For those lucky enough to be born after the glory days of Spot On, carless days were New Zealand's bold attempt to wrestle with the global oil crisis.
Fuel was scarce, and money was tighter than your mate Stan when it's his round at the pub.
So, the rule was simple: every vehicle had to sit still one day a week.
You picked your day, stuck a sticker on the windscreen, and hoped no one dobbed you in.
Woe betide anyone caught joyriding on their no-go day without what the authorities called a 'very good excuse'.
Imagine ending up in the clink for Reckless Wednesday Wandering in a '74 Kingswood.
One minute you're popping to the dairy, next thing you're in a cell carving chess pieces out of rocks and laundering money for the prison warden. (I've seen Shawshank Redemption, I know how prison works.)
It was chaos.
Glorious, innovative, and unmistakably Kiwi chaos.
People turned into tactical masterminds overnight, plotting sticker days like wartime operations.
Sarah ruled out Wednesdays because it was bowls day, and she'd rather miss her own funeral than miss her triples match.
Dave couldn't do Mondays because that's when the TAB opened early, and someone had to put a tenner on No 3 in the third at Te Rapa before the odds shifted.
Choosing your carless day became a mix of strategy, local politics and good old-fashioned stubbornness.
Some clever types even hid a second car behind the shed like an automotive mistress, just in case an 'emergency' trip to the shop became necessary.
Carless days didn't last long - like Georgie Pie, Think Big projects or the hope that Gloss was going to make us the Hollywood of the South Pacific.
But they left their mark.
A slice of New Zealand history that's as quirky as it is strangely inspiring.
And maybe there's a lesson in there for us now.
Back then, we didn't just shrug our shoulders and cope. We got creative.
The same ingenuity that gave us No 8 wire, the pav and the electric fence kicked in fast.
So maybe it's time to get creative again.
If we can brew beer in an old chest freezer in the garage, maybe it's time we looked into motoring moonshine - some sort of backyard distillery-fuel hybrid powered by homebrew and optimism.
Sure, it might void the warranty, but it'll get you to the dairy and back.

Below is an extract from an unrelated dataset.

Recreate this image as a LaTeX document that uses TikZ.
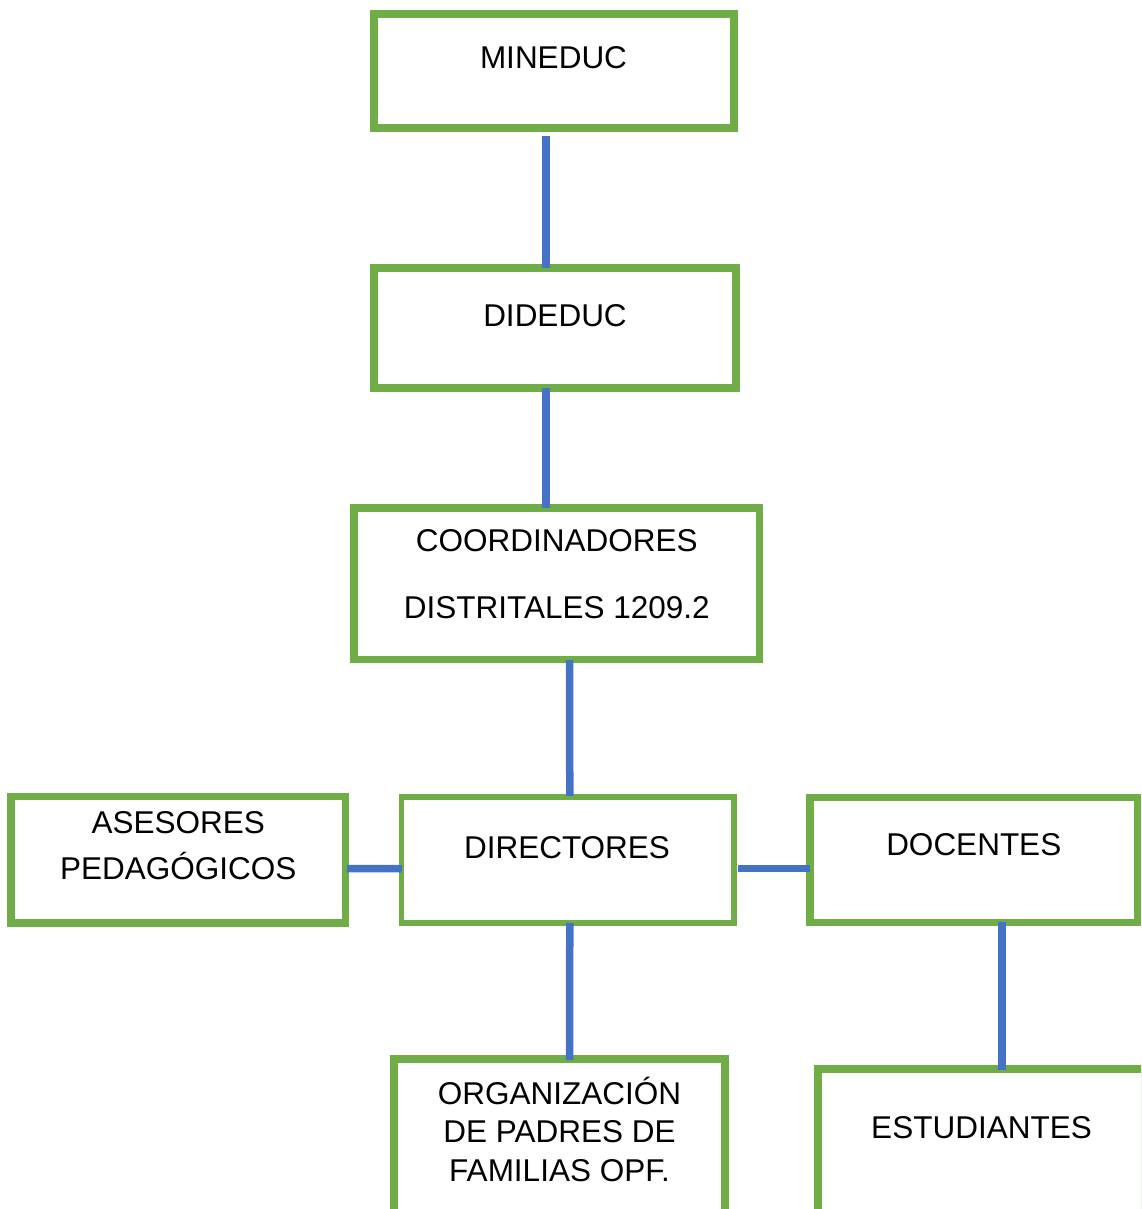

Or maybe it's time to take inspiration from KZ7, our fibreglass underdog that almost stole the America's Cup, and bolt a mast to the tray of the ute.
Wind power to the rescue.
Picture a fleet of Hiluxes and Rangers tacking their way through rural New Zealand, trays creaking, kids acting as ballast, and the odd driver yelling 'Tacking now!' as they swing wide past the school bus.
And if wind power's not your thing, maybe it's time for a collaboration between two icons of low-frills mobility: the Trekka and Hanna-Barbera.
For those unfamiliar, the Trekka was New Zealand's one and only homegrown car, a boxy brute built in the late 1960s with all the finesse of a filing cabinet on wheels.
These days, most have floorpans so rusted out you can see daylight - and that's not a problem, that's potential.
Rip out what's left, embrace the chaos, and go full Flintstones.
Feet through the floor, legs pumping, jandals flying: low-emission transport powered by Weet-Bix and pure Kiwi grit.
Maybe we slightly reimagine the electric car or ute.
The problem's not the tech. It's that old nemesis: range anxiety.
And that's where we take a cue from the humble tram.
Or more specifically, the bit that connects it to the power source: the trolley pole.
In our case, it's a repurposed fishing rod strapped to the window frame, ready to hook onto a roadside electric fence.
Instant power.
Just ease alongside a paddock, cast wide and feel the sizzle of sweet, sweet current.
Sure, it might fry the stereo and give the dog a fright, but who needs charging stations when you've got No 8 wire thinking and 8000 volts of pure rural ingenuity?
We might not control oil prices any more than we can control the weather, but we can control how we respond.
Times like these separate the innovators from the whingers.
And if there's one thing Kiwis excel at, it's turning adversity into opportunity.